— Begin DATA EXCERPT —
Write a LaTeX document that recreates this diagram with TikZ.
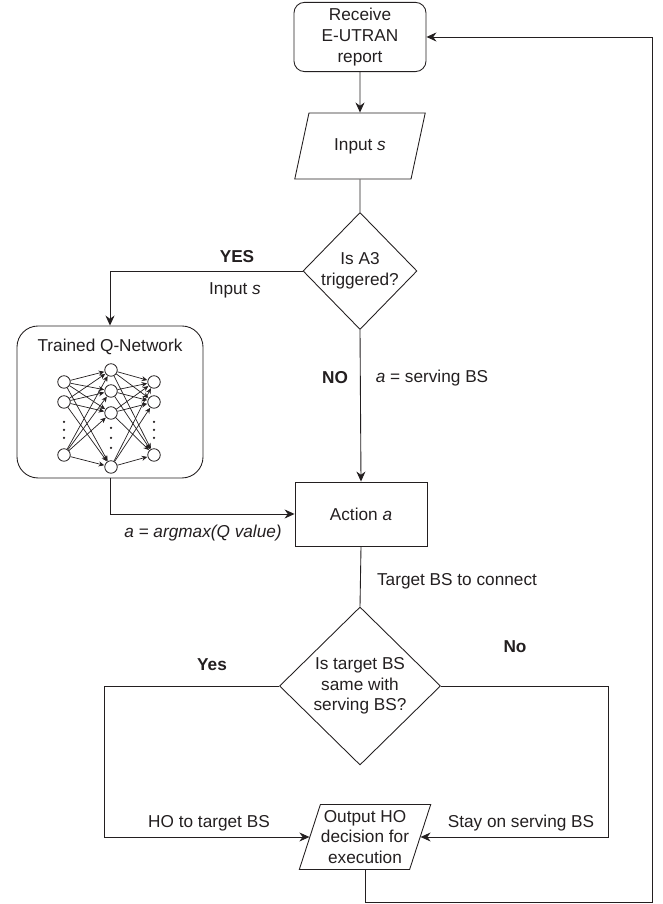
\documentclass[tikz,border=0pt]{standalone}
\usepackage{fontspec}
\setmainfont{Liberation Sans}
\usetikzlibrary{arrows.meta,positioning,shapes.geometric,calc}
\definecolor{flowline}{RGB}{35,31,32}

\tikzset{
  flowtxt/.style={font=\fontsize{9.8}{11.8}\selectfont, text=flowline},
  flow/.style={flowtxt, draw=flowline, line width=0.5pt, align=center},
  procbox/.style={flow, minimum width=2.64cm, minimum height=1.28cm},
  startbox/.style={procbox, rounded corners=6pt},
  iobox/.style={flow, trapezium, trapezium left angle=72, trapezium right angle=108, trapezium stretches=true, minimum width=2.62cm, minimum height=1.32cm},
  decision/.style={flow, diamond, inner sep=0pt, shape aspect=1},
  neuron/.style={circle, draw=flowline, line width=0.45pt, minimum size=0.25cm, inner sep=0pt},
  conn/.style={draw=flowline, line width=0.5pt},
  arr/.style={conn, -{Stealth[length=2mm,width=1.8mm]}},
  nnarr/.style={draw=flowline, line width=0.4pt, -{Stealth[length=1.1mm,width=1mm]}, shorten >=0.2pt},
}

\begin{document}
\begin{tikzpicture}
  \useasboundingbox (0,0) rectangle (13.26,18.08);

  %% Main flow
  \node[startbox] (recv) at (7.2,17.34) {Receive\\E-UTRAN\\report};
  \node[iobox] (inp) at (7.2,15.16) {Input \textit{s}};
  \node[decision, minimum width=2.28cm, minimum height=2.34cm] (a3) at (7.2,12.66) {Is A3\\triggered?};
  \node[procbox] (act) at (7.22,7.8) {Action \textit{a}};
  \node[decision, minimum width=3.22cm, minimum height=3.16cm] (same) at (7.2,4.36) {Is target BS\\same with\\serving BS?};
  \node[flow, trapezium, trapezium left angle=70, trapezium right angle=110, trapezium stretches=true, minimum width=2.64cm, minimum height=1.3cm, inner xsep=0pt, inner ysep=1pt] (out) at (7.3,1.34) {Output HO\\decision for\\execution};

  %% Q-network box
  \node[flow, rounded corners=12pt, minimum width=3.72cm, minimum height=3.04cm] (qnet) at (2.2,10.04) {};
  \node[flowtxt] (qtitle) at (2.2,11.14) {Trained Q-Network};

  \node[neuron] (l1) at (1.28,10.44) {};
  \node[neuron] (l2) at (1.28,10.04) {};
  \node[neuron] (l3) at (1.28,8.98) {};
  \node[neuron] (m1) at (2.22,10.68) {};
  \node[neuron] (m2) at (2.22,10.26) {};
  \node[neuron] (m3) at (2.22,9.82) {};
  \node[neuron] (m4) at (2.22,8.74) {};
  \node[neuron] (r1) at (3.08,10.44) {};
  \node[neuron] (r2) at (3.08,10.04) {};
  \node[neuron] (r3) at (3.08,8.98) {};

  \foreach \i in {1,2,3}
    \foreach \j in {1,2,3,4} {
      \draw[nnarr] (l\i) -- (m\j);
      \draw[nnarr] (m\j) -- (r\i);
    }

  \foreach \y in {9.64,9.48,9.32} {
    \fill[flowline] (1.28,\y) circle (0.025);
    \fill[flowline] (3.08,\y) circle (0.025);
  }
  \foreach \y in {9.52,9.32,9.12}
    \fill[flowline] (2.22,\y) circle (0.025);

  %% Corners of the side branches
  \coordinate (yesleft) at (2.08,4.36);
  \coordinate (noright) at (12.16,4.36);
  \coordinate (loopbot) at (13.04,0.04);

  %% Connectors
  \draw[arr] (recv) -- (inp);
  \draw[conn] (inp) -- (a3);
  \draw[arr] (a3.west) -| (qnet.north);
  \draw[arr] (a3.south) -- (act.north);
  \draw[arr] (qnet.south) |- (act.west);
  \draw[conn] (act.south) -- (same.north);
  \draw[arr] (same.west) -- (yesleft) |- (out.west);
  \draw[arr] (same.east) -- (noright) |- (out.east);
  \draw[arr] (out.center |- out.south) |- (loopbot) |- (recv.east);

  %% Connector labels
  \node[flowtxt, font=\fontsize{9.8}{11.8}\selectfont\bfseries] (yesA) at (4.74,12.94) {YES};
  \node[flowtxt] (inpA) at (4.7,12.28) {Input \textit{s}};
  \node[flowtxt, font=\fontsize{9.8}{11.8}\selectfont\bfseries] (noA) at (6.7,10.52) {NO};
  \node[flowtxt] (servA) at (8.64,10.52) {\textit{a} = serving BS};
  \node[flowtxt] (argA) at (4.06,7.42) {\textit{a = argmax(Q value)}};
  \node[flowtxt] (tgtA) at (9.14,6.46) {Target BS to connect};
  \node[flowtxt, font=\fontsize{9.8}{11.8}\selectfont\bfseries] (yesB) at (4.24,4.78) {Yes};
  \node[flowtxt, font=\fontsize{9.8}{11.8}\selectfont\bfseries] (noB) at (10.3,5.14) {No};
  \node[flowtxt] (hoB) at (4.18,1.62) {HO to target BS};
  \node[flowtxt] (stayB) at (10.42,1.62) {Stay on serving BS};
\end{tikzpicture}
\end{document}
— End DATA EXCERPT —
#### GIVEN INSTRUCTION
Each line of the data is to be duplicated exactly; pictures stay out of the copy.

#### RESULT OF THE EXERCISE
Write a LaTeX document that recreates this diagram with TikZ.
\documentclass[tikz,border=0pt]{standalone}
\usepackage{fontspec}
\setmainfont{Liberation Sans}
\usetikzlibrary{arrows.meta,positioning,shapes.geometric,calc}
\definecolor{flowline}{RGB}{35,31,32}

\tikzset{
  flowtxt/.style={font=\fontsize{9.8}{11.8}\selectfont, text=flowline},
  flow/.style={flowtxt, draw=flowline, line width=0.5pt, align=center},
  procbox/.style={flow, minimum width=2.64cm, minimum height=1.28cm},
  startbox/.style={procbox, rounded corners=6pt},
  iobox/.style={flow, trapezium, trapezium left angle=72, trapezium right angle=108, trapezium stretches=true, minimum width=2.62cm, minimum height=1.32cm},
  decision/.style={flow, diamond, inner sep=0pt, shape aspect=1},
  neuron/.style={circle, draw=flowline, line width=0.45pt, minimum size=0.25cm, inner sep=0pt},
  conn/.style={draw=flowline, line width=0.5pt},
  arr/.style={conn, -{Stealth[length=2mm,width=1.8mm]}},
  nnarr/.style={draw=flowline, line width=0.4pt, -{Stealth[length=1.1mm,width=1mm]}, shorten >=0.2pt},
}

\begin{document}
\begin{tikzpicture}
  \useasboundingbox (0,0) rectangle (13.26,18.08);

  %% Main flow
  \node[startbox] (recv) at (7.2,17.34) {Receive\\E-UTRAN\\report};
  \node[iobox] (inp) at (7.2,15.16) {Input \textit{s}};
  \node[decision, minimum width=2.28cm, minimum height=2.34cm] (a3) at (7.2,12.66) {Is A3\\triggered?};
  \node[procbox] (act) at (7.22,7.8) {Action \textit{a}};
  \node[decision, minimum width=3.22cm, minimum height=3.16cm] (same) at (7.2,4.36) {Is target BS\\same with\\serving BS?};
  \node[flow, trapezium, trapezium left angle=70, trapezium right angle=110, trapezium stretches=true, minimum width=2.64cm, minimum height=1.3cm, inner xsep=0pt, inner ysep=1pt] (out) at (7.3,1.34) {Output HO\\decision for\\execution};

  %% Q-network box
  \node[flow, rounded corners=12pt, minimum width=3.72cm, minimum height=3.04cm] (qnet) at (2.2,10.04) {};
  \node[flowtxt] (qtitle) at (2.2,11.14) {Trained Q-Network};

  \node[neuron] (l1) at (1.28,10.44) {};
  \node[neuron] (l2) at (1.28,10.04) {};
  \node[neuron] (l3) at (1.28,8.98) {};
  \node[neuron] (m1) at (2.22,10.68) {};
  \node[neuron] (m2) at (2.22,10.26) {};
  \node[neuron] (m3) at (2.22,9.82) {};
  \node[neuron] (m4) at (2.22,8.74) {};
  \node[neuron] (r1) at (3.08,10.44) {};
  \node[neuron] (r2) at (3.08,10.04) {};
  \node[neuron] (r3) at (3.08,8.98) {};

  \foreach \i in {1,2,3}
    \foreach \j in {1,2,3,4} {
      \draw[nnarr] (l\i) -- (m\j);
      \draw[nnarr] (m\j) -- (r\i);
    }

  \foreach \y in {9.64,9.48,9.32} {
    \fill[flowline] (1.28,\y) circle (0.025);
    \fill[flowline] (3.08,\y) circle (0.025);
  }
  \foreach \y in {9.52,9.32,9.12}
    \fill[flowline] (2.22,\y) circle (0.025);

  %% Corners of the side branches
  \coordinate (yesleft) at (2.08,4.36);
  \coordinate (noright) at (12.16,4.36);
  \coordinate (loopbot) at (13.04,0.04);

  %% Connectors
  \draw[arr] (recv) -- (inp);
  \draw[conn] (inp) -- (a3);
  \draw[arr] (a3.west) -| (qnet.north);
  \draw[arr] (a3.south) -- (act.north);
  \draw[arr] (qnet.south) |- (act.west);
  \draw[conn] (act.south) -- (same.north);
  \draw[arr] (same.west) -- (yesleft) |- (out.west);
  \draw[arr] (same.east) -- (noright) |- (out.east);
  \draw[arr] (out.center |- out.south) |- (loopbot) |- (recv.east);

  %% Connector labels
  \node[flowtxt, font=\fontsize{9.8}{11.8}\selectfont\bfseries] (yesA) at (4.74,12.94) {YES};
  \node[flowtxt] (inpA) at (4.7,12.28) {Input \textit{s}};
  \node[flowtxt, font=\fontsize{9.8}{11.8}\selectfont\bfseries] (noA) at (6.7,10.52) {NO};
  \node[flowtxt] (servA) at (8.64,10.52) {\textit{a} = serving BS};
  \node[flowtxt] (argA) at (4.06,7.42) {\textit{a = argmax(Q value)}};
  \node[flowtxt] (tgtA) at (9.14,6.46) {Target BS to connect};
  \node[flowtxt, font=\fontsize{9.8}{11.8}\selectfont\bfseries] (yesB) at (4.24,4.78) {Yes};
  \node[flowtxt, font=\fontsize{9.8}{11.8}\selectfont\bfseries] (noB) at (10.3,5.14) {No};
  \node[flowtxt] (hoB) at (4.18,1.62) {HO to target BS};
  \node[flowtxt] (stayB) at (10.42,1.62) {Stay on serving BS};
\end{tikzpicture}
\end{document}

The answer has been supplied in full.